Bring Up the Bodies
It is 1535, and Henry VIII has become bored with Anne Boleyn. After upheaving the country and the Church in his efforts to divorce Queen Catherine and marry Anne, Henry has found a new object of desire: the plain but pure Jane Seymour. Jane is everything Anne is not – quiet, humble, virtuous, obedient. And so it falls to Thomas Cromwell – the man of low origins who has risen to become Henry’s chief minister – to procure the king’s desire, whatever the cost. After successfully arranging Henry’s divorce, Cromwell has gained wealth, influence, and the power to effect change. But all that he has rests on Henry – “How many men can say, as I must,” Cromwell remarks ruefully, “‘I am a man whose only friend is the King of England’?” Should Henry’s health fail, or should the king experience a change of temperament, all of Cromwell’s enemies will come crushing down upon him.
What is it that makes Hilary Mantel’s vision of the period so immensely compelling, despite the flood of Tudor novels on the market? Perhaps it is the immediacy of her present-tense narrative, the odd intimacy of her close third-person viewpoint, which sometimes slips into the first- or second-person as we read Cromwell’s thoughts.
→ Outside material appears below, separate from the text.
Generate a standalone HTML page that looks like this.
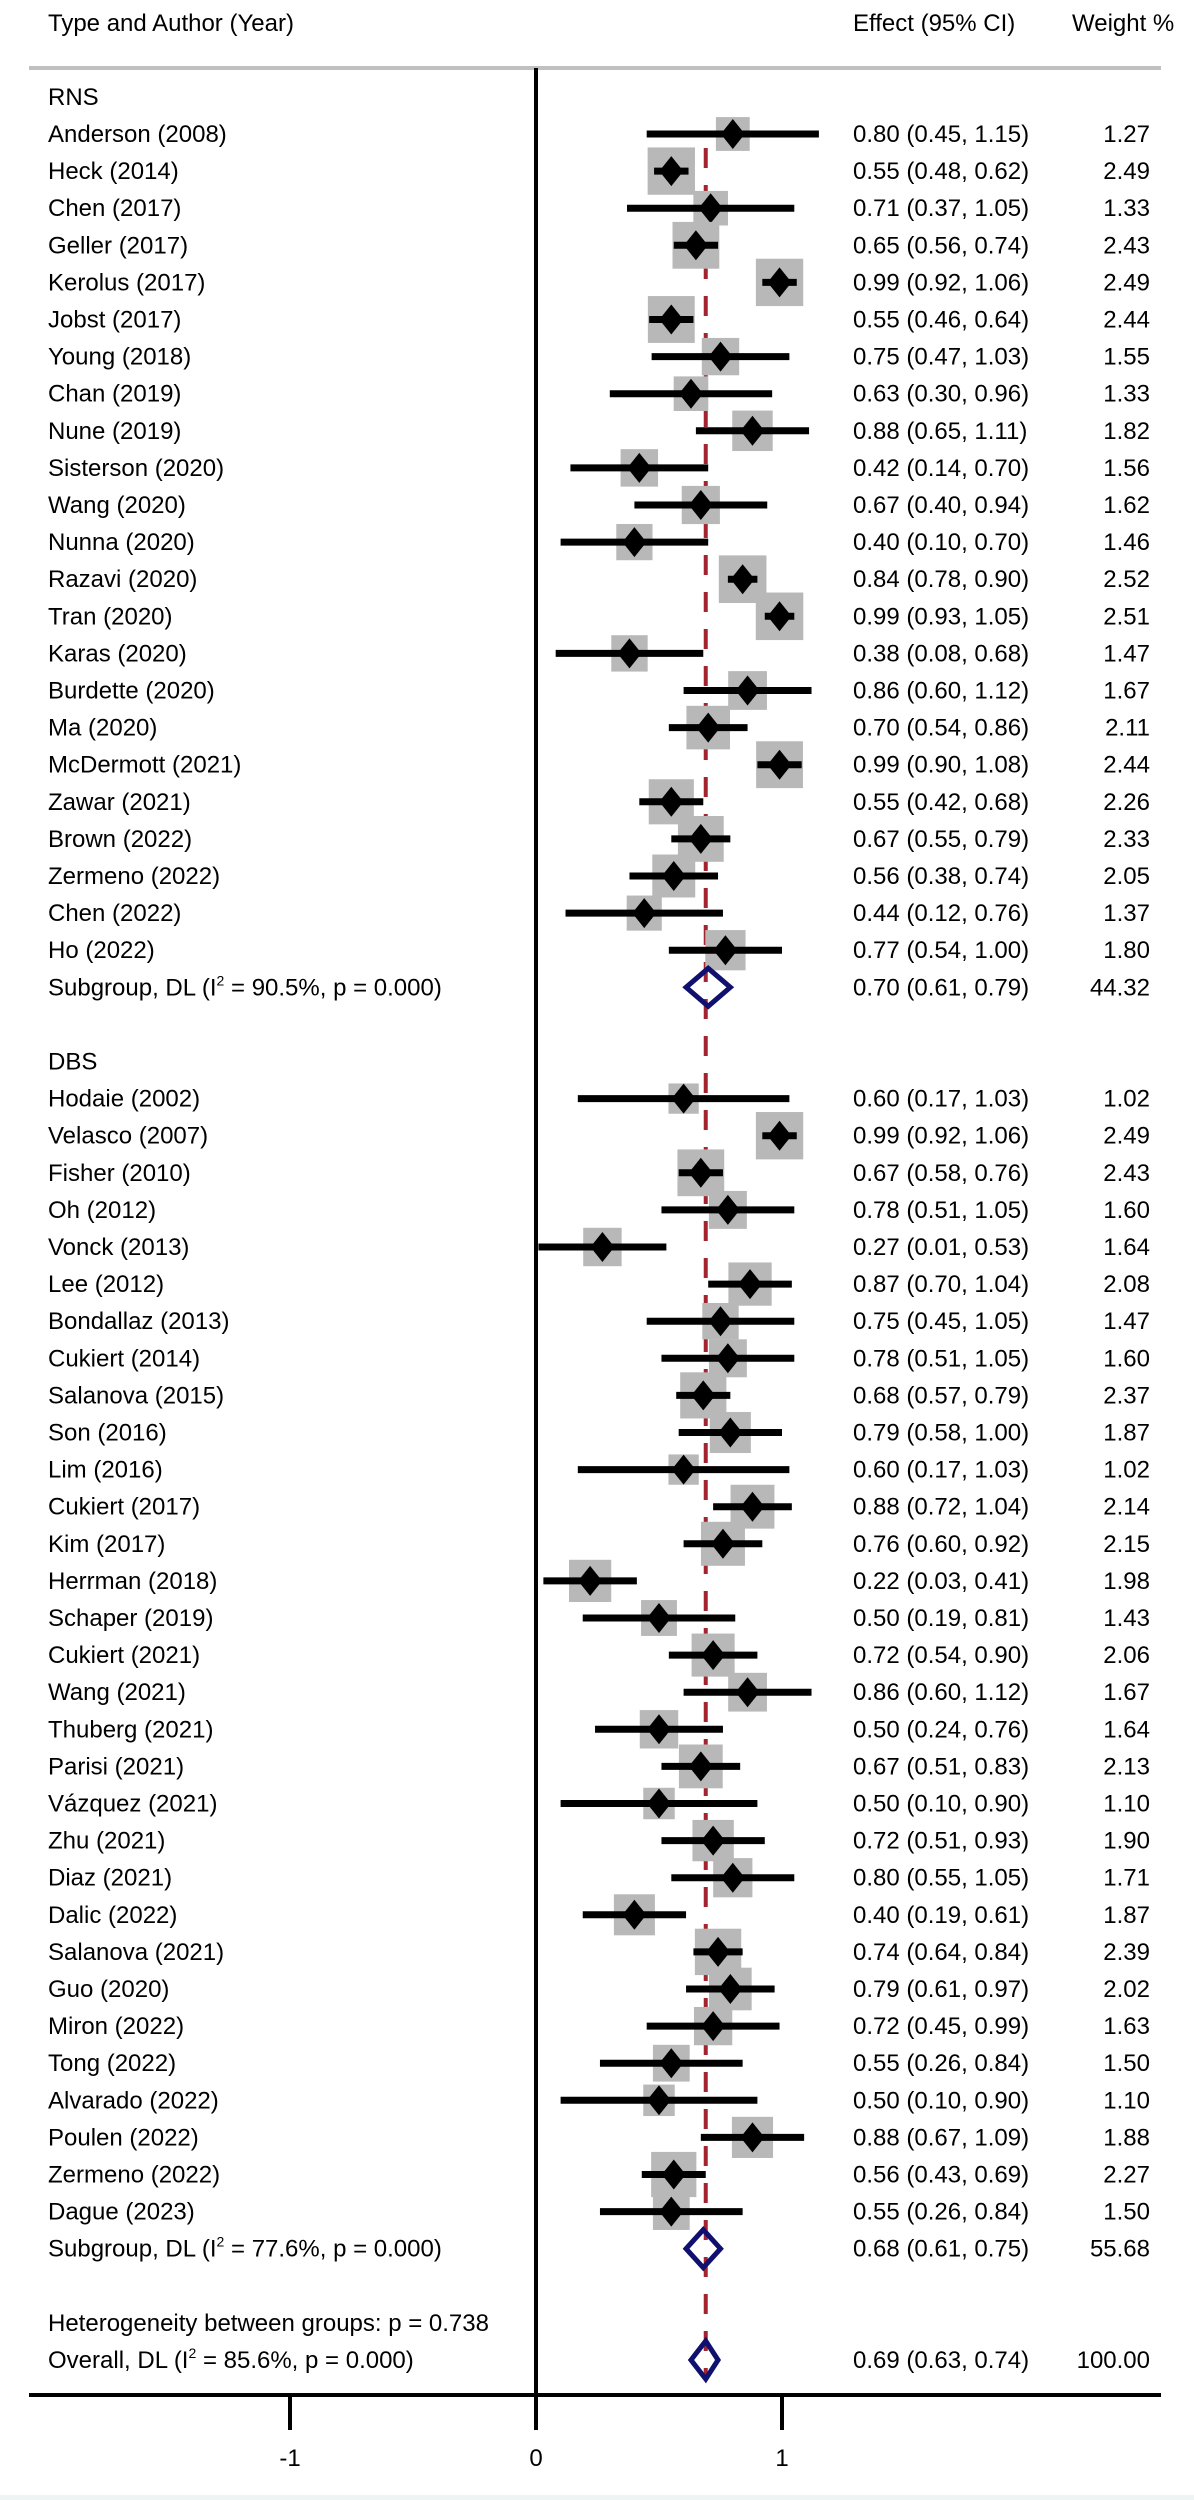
<!DOCTYPE html>
<html><head><meta charset="utf-8">
<style>
html,body{margin:0;padding:0;background:#fff;}
svg{display:block;}
text{font-family:"Liberation Sans",Arial,sans-serif;font-size:24px;fill:#000;}
</style></head>
<body>
<svg id="chart" width="1194" height="2500" viewBox="0 0 1194 2500" xmlns="http://www.w3.org/2000/svg">
<rect x="0" y="2495" width="1194" height="5" fill="#eef3f3"/>
<text x="48" y="31">Type and Author (Year)</text>
<text x="853" y="31">Effect (95% CI)</text>
<text x="1072" y="31">Weight %</text>
<rect x="29" y="66" width="1132" height="4" fill="#c0c0c0"/>
<g id="marks"></g>
</svg>
<script>
const rnsStudies=["Anderson (2008)","Heck (2014)","Chen (2017)","Geller (2017)","Kerolus (2017)","Jobst (2017)","Young (2018)","Chan (2019)","Nune (2019)","Sisterson (2020)","Wang (2020)","Nunna (2020)","Razavi (2020)","Tran (2020)","Karas (2020)","Burdette (2020)","Ma (2020)","McDermott (2021)","Zawar (2021)","Brown (2022)","Zermeno (2022)","Chen (2022)","Ho (2022)"];
const rnsEst=[0.80,0.55,0.71,0.65,0.99,0.55,0.75,0.63,0.88,0.42,0.67,0.40,0.84,0.99,0.38,0.86,0.70,0.99,0.55,0.67,0.56,0.44,0.77];
const rnsLo=[0.45,0.48,0.37,0.56,0.92,0.46,0.47,0.30,0.65,0.14,0.40,0.10,0.78,0.93,0.08,0.60,0.54,0.90,0.42,0.55,0.38,0.12,0.54];
const rnsHi=[1.15,0.62,1.05,0.74,1.06,0.64,1.03,0.96,1.11,0.70,0.94,0.70,0.90,1.05,0.68,1.12,0.86,1.08,0.68,0.79,0.74,0.76,1.00];
const rnsW=[1.27,2.49,1.33,2.43,2.49,2.44,1.55,1.33,1.82,1.56,1.62,1.46,2.52,2.51,1.47,1.67,2.11,2.44,2.26,2.33,2.05,1.37,1.80];
const dbsStudies=["Hodaie (2002)","Velasco (2007)","Fisher (2010)","Oh (2012)","Vonck (2013)","Lee (2012)","Bondallaz (2013)","Cukiert (2014)","Salanova (2015)","Son (2016)","Lim (2016)","Cukiert (2017)","Kim (2017)","Herrman (2018)","Schaper (2019)","Cukiert (2021)","Wang (2021)","Thuberg (2021)","Parisi (2021)","Vázquez (2021)","Zhu (2021)","Diaz (2021)","Dalic (2022)","Salanova (2021)","Guo (2020)","Miron (2022)","Tong (2022)","Alvarado (2022)","Poulen (2022)","Zermeno (2022)","Dague (2023)"];
const dbsEst=[0.60,0.99,0.67,0.78,0.27,0.87,0.75,0.78,0.68,0.79,0.60,0.88,0.76,0.22,0.50,0.72,0.86,0.50,0.67,0.50,0.72,0.80,0.40,0.74,0.79,0.72,0.55,0.50,0.88,0.56,0.55];
const dbsLo=[0.17,0.92,0.58,0.51,0.01,0.70,0.45,0.51,0.57,0.58,0.17,0.72,0.60,0.03,0.19,0.54,0.60,0.24,0.51,0.10,0.51,0.55,0.19,0.64,0.61,0.45,0.26,0.10,0.67,0.43,0.26];
const dbsHi=[1.03,1.06,0.76,1.05,0.53,1.04,1.05,1.05,0.79,1.00,1.03,1.04,0.92,0.41,0.81,0.90,1.12,0.76,0.83,0.90,0.93,1.05,0.61,0.84,0.97,0.99,0.84,0.90,1.09,0.69,0.84];
const dbsW=[1.02,2.49,2.43,1.60,1.64,2.08,1.47,1.60,2.37,1.87,1.02,2.14,2.15,1.98,1.43,2.06,1.67,1.64,2.13,1.10,1.90,1.71,1.87,2.39,2.02,1.63,1.50,1.10,1.88,2.27,1.50];
const subLabels=["Subgroup, DL (I|2| = 90.5%, p = 0.000)","Subgroup, DL (I|2| = 77.6%, p = 0.000)"];
const subEst=[0.70,0.68];
const subLo=[0.61,0.61];
const subHi=[0.79,0.75];
const subW=["44.32","55.68"];
const overallEst=0.69, overallLo=0.63, overallHi=0.74;
const tickVals=[-1,0,1];
const tickLabels=["-1","0","1"];

const NS="http://www.w3.org/2000/svg";
const g=document.getElementById('marks');
const X0=536, UNIT=246, ROW0=134, ROWH=37.1;
function xs(v){return X0+v*UNIT;}
function ys(i){return ROW0+i*ROWH;}
function mk(tag,attrs,parent){const e=document.createElementNS(NS,tag);for(const k in attrs)e.setAttribute(k,attrs[k]);(parent||g).appendChild(e);return e;}
function f2(v){return v.toFixed(2);}
function label(txt,y,name){
  const t=mk('text',{x:48,y:y+8});
  
  
  const parts=txt.split('|');
  parts.forEach((p,k)=>{const s=document.createElementNS(NS,'tspan');s.textContent=p;
    if(k===1){s.setAttribute('dy','-10');s.setAttribute('font-size','14');}
    if(k===2){s.setAttribute('dy','10');}
    t.appendChild(s);});
}
function cols(est,lo,hi,w,y,name){
  const t=mk('text',{x:853,y:y+8});
  
  
  t.textContent=f2(est)+" ("+f2(lo)+", "+f2(hi)+")";
  const u=mk('text',{x:1150,y:y+8,'text-anchor':'end'});
  
  
  u.textContent=w;
}
function study(nm,est,lo,hi,w,i,grp){
  const y=ys(i);
  label(nm,y,grp+'-study-label');
  const s=30*Math.sqrt(w);
  const sq=mk('rect',{x:xs(est)-s/2,y:y-s/2,width:s,height:s,fill:'#b8b8b8'});
  
  
  const ln=mk('line',{x1:xs(lo),x2:xs(hi),y1:y,y2:y,stroke:'#000','stroke-width':7});
  
  
  const cx=xs(est);
  const d=mk('polygon',{points:`${cx-12},${y} ${cx},${y-15} ${cx+12},${y} ${cx},${y+15}`,fill:'#000'});
  
  
  cols(est,lo,hi,w.toFixed(2),y,grp+'-study');
}
function pooled(est,lo,hi,y,name){
  const p=mk('polygon',{points:`${xs(lo)},${y} ${xs(est)},${y-19} ${xs(hi)},${y} ${xs(est)},${y+19}`,fill:'none',stroke:'#10106e','stroke-width':5,'stroke-linejoin':'miter'});
  
  
}
// overall dashed line (draw behind)
const dl=mk('line',{x1:xs(overallEst),x2:xs(overallEst),y1:148,y2:2375,stroke:'#a3232f','stroke-width':4,'stroke-dasharray':'20 17'});



label("RNS",ys(-1),'rns-group-header');
rnsStudies.forEach((n,k)=>study(n,rnsEst[k],rnsLo[k],rnsHi[k],rnsW[k],k,'rns'));
let i=rnsStudies.length;
label(subLabels[0],ys(i),'rns-subgroup-label');
pooled(subEst[0],subLo[0],subHi[0],ys(i),'rns-subgroup-diamond');
cols(subEst[0],subLo[0],subHi[0],subW[0],ys(i),'rns-subgroup');
i+=2;
label("DBS",ys(i),'dbs-group-header');
i+=1;
dbsStudies.forEach((n,k)=>study(n,dbsEst[k],dbsLo[k],dbsHi[k],dbsW[k],i+k,'dbs'));
i+=dbsStudies.length;
label(subLabels[1],ys(i),'dbs-subgroup-label');
pooled(subEst[1],subLo[1],subHi[1],ys(i),'dbs-subgroup-diamond');
cols(subEst[1],subLo[1],subHi[1],subW[1],ys(i),'dbs-subgroup');
i+=2;
label("Heterogeneity between groups: p = 0.738",ys(i),'heterogeneity-label');
i+=1;
label("Overall, DL (I|2| = 85.6%, p = 0.000)",ys(i),'overall-label');
pooled(overallEst,overallLo,overallHi,ys(i),'overall-diamond');
cols(overallEst,overallLo,overallHi,"100.00",ys(i),'overall');

// null line and axis
const vl=mk('line',{x1:X0,x2:X0,y1:68,y2:2430,stroke:'#000','stroke-width':4});


const ax=mk('line',{x1:29,x2:1161,y1:2395,y2:2395,stroke:'#000','stroke-width':4});


tickVals.forEach((v,k)=>{
  const t=mk('line',{x1:xs(v),x2:xs(v),y1:2395,y2:2430,stroke:'#000','stroke-width':4});
  
  
  const l=mk('text',{x:xs(v),y:2466,'text-anchor':'middle'});
  
  
  l.textContent=tickLabels[k];
});
</script>
</body></html>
Perhaps it is the complexity of her characters – Henry the king, dangerous in his spontaneity yet sympathetic in his vulnerability; Cromwell himself, efficient but never heartless, eminently competent yet always struggling to keep his head above water. Perhaps it is the perfection of her set pieces, where each line spoken has significance, and the weighty implications of history are always hanging invisibly just overhead. Whatever the reasons, this book was every bit as masterful as Mantel’s earlier novel Wolf Hall. Bring Up the Bodies will hold me in its grip for many months to come.